# REQUIREMENTS
Do not include the pictures; repeat the rest of the data exactly.

--- Start RECORDED DATA ---

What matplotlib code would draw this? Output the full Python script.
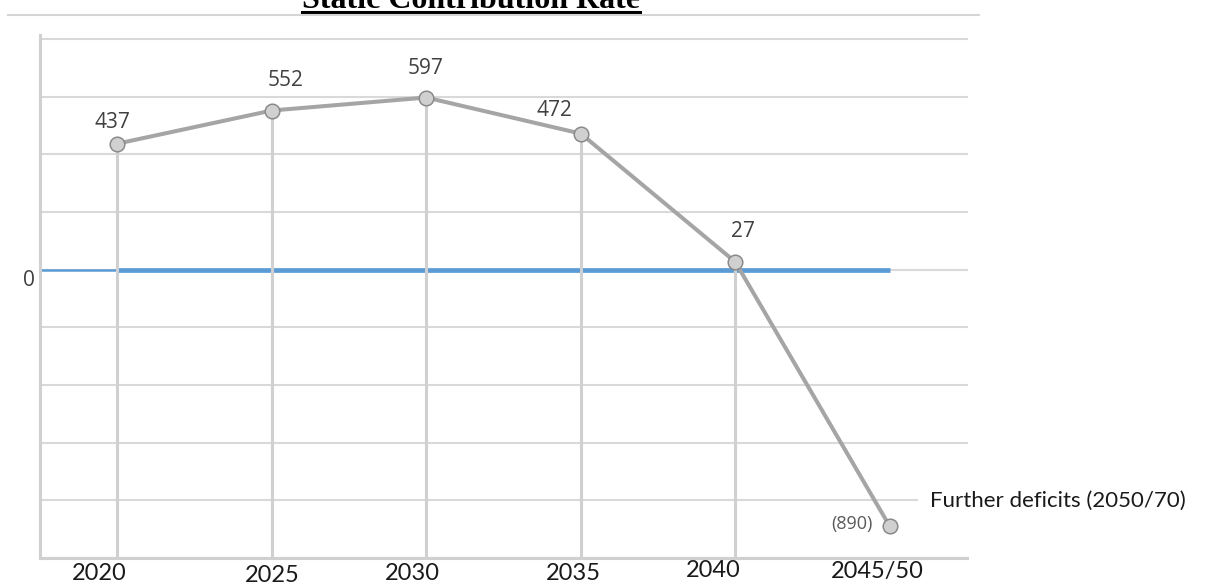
import matplotlib
matplotlib.use("Agg")
import matplotlib.pyplot as plt
import matplotlib.transforms as mtransforms
from matplotlib.lines import Line2D

# --- Data ---
periods = ["2020", "2025", "2030", "2035", "2040", "2045/50"]
contribution = [437, 552, 597, 472, 27, -890]
value_labels = ["437", "552", "597", "472", "27", "(890)"]
y_ticks = [-1000, -800, -600, -400, -200, 0, 200, 400, 600, 800]
title = "Static Contribution Rate"
side_note = "Further deficits (2050/70)"

# hand-tuned nudges (points) for the value labels and the period labels
label_offsets = [(-3.6, 11.5), (10, 18), (-0.7, 17.3), (-18.7, 13), (5.8, 18), (-12, 2)]
period_offsets = [(-13, 0.5), (0.7, -1), (-10, 0.5), (-5, 0.5), (-16, 2.5), (-8.6, 1.5)]

GRID = "#d9d9d9"
AXIS = "#d0d0d0"
SERIES = "#a5a5a5"
ZERO_BLUE = "#5b9bd5"
LABEL = "#404040"

W, H, DPI = 1210, 585, 100
fig = plt.figure(figsize=(W / DPI, H / DPI), dpi=DPI)
ax = fig.add_axes([40 / W, (H - 558) / H, 927 / W, 519 / H])

x = list(range(len(periods)))
ax.set_xlim(-0.5, len(periods) - 0.5)
ax.set_ylim(y_ticks[0], y_ticks[-1])

# horizontal grid
ax.set_yticks(y_ticks)
ax.yaxis.grid(True, color=GRID, linewidth=1.5)
ax.set_axisbelow(True)
for gl in ax.get_ygridlines():
    gl.set_clip_on(False)

# zero reference line: thin from the axis, thick across the periods
ax.hlines(0, -0.5, 0, color=ZERO_BLUE, linewidth=1.8, zorder=1.4)
ax.plot([x[0], x[-1]], [0, 0], color=ZERO_BLUE, linewidth=3.4,
        solid_capstyle="butt", zorder=1.4)

# drop lines from the positive points to the axis
for xi, v in zip(x, contribution):
    if v >= 0:
        ax.vlines(xi, y_ticks[0], v, color=AXIS, linewidth=2.2, zorder=1.6)

ax.plot(x, contribution, color=SERIES, linewidth=2.9, marker="o",
        markersize=10.5, markerfacecolor="#d0d0d0", markeredgecolor="#8a8a8a",
        markeredgewidth=1.1, zorder=3)

# value labels
for xi, v, txt, (dx, dy) in zip(x, contribution, value_labels, label_offsets):
    if v >= 0:
        ax.annotate(txt, (xi, v), xytext=(dx, dy), textcoords="offset points",
                    ha="center", va="baseline", fontsize=15,
                    family="Open Sans", color=LABEL, zorder=4)
    else:
        ax.annotate(txt, (xi, v), xytext=(dx, dy), textcoords="offset points",
                    ha="right", va="center", fontsize=13,
                    family="Open Sans", color="#5a5a5a", zorder=4)

# note box on white, covering the end of the grid line behind it
ax.annotate(side_note, (x[-1], contribution[-1]), xytext=(29, 18.4),
            textcoords="offset points", ha="left", va="center",
            fontsize=16, family="Lato", color="#1a1a1a",
            bbox=dict(facecolor="white", edgecolor="none", pad=9),
            annotation_clip=False, zorder=5)

# spines
for side in ("top", "right"):
    ax.spines[side].set_visible(False)
for side in ("left", "bottom"):
    ax.spines[side].set_color(AXIS)
    ax.spines[side].set_linewidth(2.2)
ax.spines["left"].set_bounds(y_ticks[0], y_ticks[-1] + 14)

# y labels: only the zero line is named
ax.set_yticklabels(["0" if t == 0 else "" for t in y_ticks],
                   fontsize=15, family="Open Sans", color=LABEL)
ax.tick_params(axis="y", length=0, pad=3.5)
for lab in ax.get_yticklabels():
    lab.set_transform(lab.get_transform()
                      + mtransforms.ScaledTranslation(0, -6 / 72, fig.dpi_scale_trans))

# period labels
ax.set_xticks(x)
ax.set_xticklabels(periods, fontsize=17, family="Lato", color="#1a1a1a")
ax.tick_params(axis="x", length=0, pad=4)
for lab, (dx, dy) in zip(ax.get_xticklabels(), period_offsets):
    lab.set_transform(lab.get_transform()
                      + mtransforms.ScaledTranslation(dx / 72, dy / 72, fig.dpi_scale_trans))

# title sits at the very top, partly cut off, with an underline and a page rule
t = fig.text(302 / W, 1 - 8.5 / H, title, fontsize=23, fontweight="bold",
             family="Liberation Serif", ha="left", va="baseline")
fig.canvas.draw()
bb = t.get_window_extent().transformed(fig.transFigure.inverted())
fig.add_artist(Line2D([bb.x0, bb.x1], [1 - 11.7 / H] * 2, color="black",
                      linewidth=2.2, transform=fig.transFigure))
fig.add_artist(Line2D([8 / W, 979 / W], [1 - 15 / H] * 2, color="#d5d5d5",
                      linewidth=1.5, transform=fig.transFigure))

fig.savefig("out.png", dpi=DPI)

--- End RECORDED DATA ---

# WRITTEN ANSWER
What matplotlib code would draw this? Output the full Python script.
import matplotlib
matplotlib.use("Agg")
import matplotlib.pyplot as plt
import matplotlib.transforms as mtransforms
from matplotlib.lines import Line2D

# --- Data ---
periods = ["2020", "2025", "2030", "2035", "2040", "2045/50"]
contribution = [437, 552, 597, 472, 27, -890]
value_labels = ["437", "552", "597", "472", "27", "(890)"]
y_ticks = [-1000, -800, -600, -400, -200, 0, 200, 400, 600, 800]
title = "Static Contribution Rate"
side_note = "Further deficits (2050/70)"

# hand-tuned nudges (points) for the value labels and the period labels
label_offsets = [(-3.6, 11.5), (10, 18), (-0.7, 17.3), (-18.7, 13), (5.8, 18), (-12, 2)]
period_offsets = [(-13, 0.5), (0.7, -1), (-10, 0.5), (-5, 0.5), (-16, 2.5), (-8.6, 1.5)]

GRID = "#d9d9d9"
AXIS = "#d0d0d0"
SERIES = "#a5a5a5"
ZERO_BLUE = "#5b9bd5"
LABEL = "#404040"

W, H, DPI = 1210, 585, 100
fig = plt.figure(figsize=(W / DPI, H / DPI), dpi=DPI)
ax = fig.add_axes([40 / W, (H - 558) / H, 927 / W, 519 / H])

x = list(range(len(periods)))
ax.set_xlim(-0.5, len(periods) - 0.5)
ax.set_ylim(y_ticks[0], y_ticks[-1])

# horizontal grid
ax.set_yticks(y_ticks)
ax.yaxis.grid(True, color=GRID, linewidth=1.5)
ax.set_axisbelow(True)
for gl in ax.get_ygridlines():
    gl.set_clip_on(False)

# zero reference line: thin from the axis, thick across the periods
ax.hlines(0, -0.5, 0, color=ZERO_BLUE, linewidth=1.8, zorder=1.4)
ax.plot([x[0], x[-1]], [0, 0], color=ZERO_BLUE, linewidth=3.4,
        solid_capstyle="butt", zorder=1.4)

# drop lines from the positive points to the axis
for xi, v in zip(x, contribution):
    if v >= 0:
        ax.vlines(xi, y_ticks[0], v, color=AXIS, linewidth=2.2, zorder=1.6)

ax.plot(x, contribution, color=SERIES, linewidth=2.9, marker="o",
        markersize=10.5, markerfacecolor="#d0d0d0", markeredgecolor="#8a8a8a",
        markeredgewidth=1.1, zorder=3)

# value labels
for xi, v, txt, (dx, dy) in zip(x, contribution, value_labels, label_offsets):
    if v >= 0:
        ax.annotate(txt, (xi, v), xytext=(dx, dy), textcoords="offset points",
                    ha="center", va="baseline", fontsize=15,
                    family="Open Sans", color=LABEL, zorder=4)
    else:
        ax.annotate(txt, (xi, v), xytext=(dx, dy), textcoords="offset points",
                    ha="right", va="center", fontsize=13,
                    family="Open Sans", color="#5a5a5a", zorder=4)

# note box on white, covering the end of the grid line behind it
ax.annotate(side_note, (x[-1], contribution[-1]), xytext=(29, 18.4),
            textcoords="offset points", ha="left", va="center",
            fontsize=16, family="Lato", color="#1a1a1a",
            bbox=dict(facecolor="white", edgecolor="none", pad=9),
            annotation_clip=False, zorder=5)

# spines
for side in ("top", "right"):
    ax.spines[side].set_visible(False)
for side in ("left", "bottom"):
    ax.spines[side].set_color(AXIS)
    ax.spines[side].set_linewidth(2.2)
ax.spines["left"].set_bounds(y_ticks[0], y_ticks[-1] + 14)

# y labels: only the zero line is named
ax.set_yticklabels(["0" if t == 0 else "" for t in y_ticks],
                   fontsize=15, family="Open Sans", color=LABEL)
ax.tick_params(axis="y", length=0, pad=3.5)
for lab in ax.get_yticklabels():
    lab.set_transform(lab.get_transform()
                      + mtransforms.ScaledTranslation(0, -6 / 72, fig.dpi_scale_trans))

# period labels
ax.set_xticks(x)
ax.set_xticklabels(periods, fontsize=17, family="Lato", color="#1a1a1a")
ax.tick_params(axis="x", length=0, pad=4)
for lab, (dx, dy) in zip(ax.get_xticklabels(), period_offsets):
    lab.set_transform(lab.get_transform()
                      + mtransforms.ScaledTranslation(dx / 72, dy / 72, fig.dpi_scale_trans))

# title sits at the very top, partly cut off, with an underline and a page rule
t = fig.text(302 / W, 1 - 8.5 / H, title, fontsize=23, fontweight="bold",
             family="Liberation Serif", ha="left", va="baseline")
fig.canvas.draw()
bb = t.get_window_extent().transformed(fig.transFigure.inverted())
fig.add_artist(Line2D([bb.x0, bb.x1], [1 - 11.7 / H] * 2, color="black",
                      linewidth=2.2, transform=fig.transFigure))
fig.add_artist(Line2D([8 / W, 979 / W], [1 - 15 / H] * 2, color="#d5d5d5",
                      linewidth=1.5, transform=fig.transFigure))

fig.savefig("out.png", dpi=DPI)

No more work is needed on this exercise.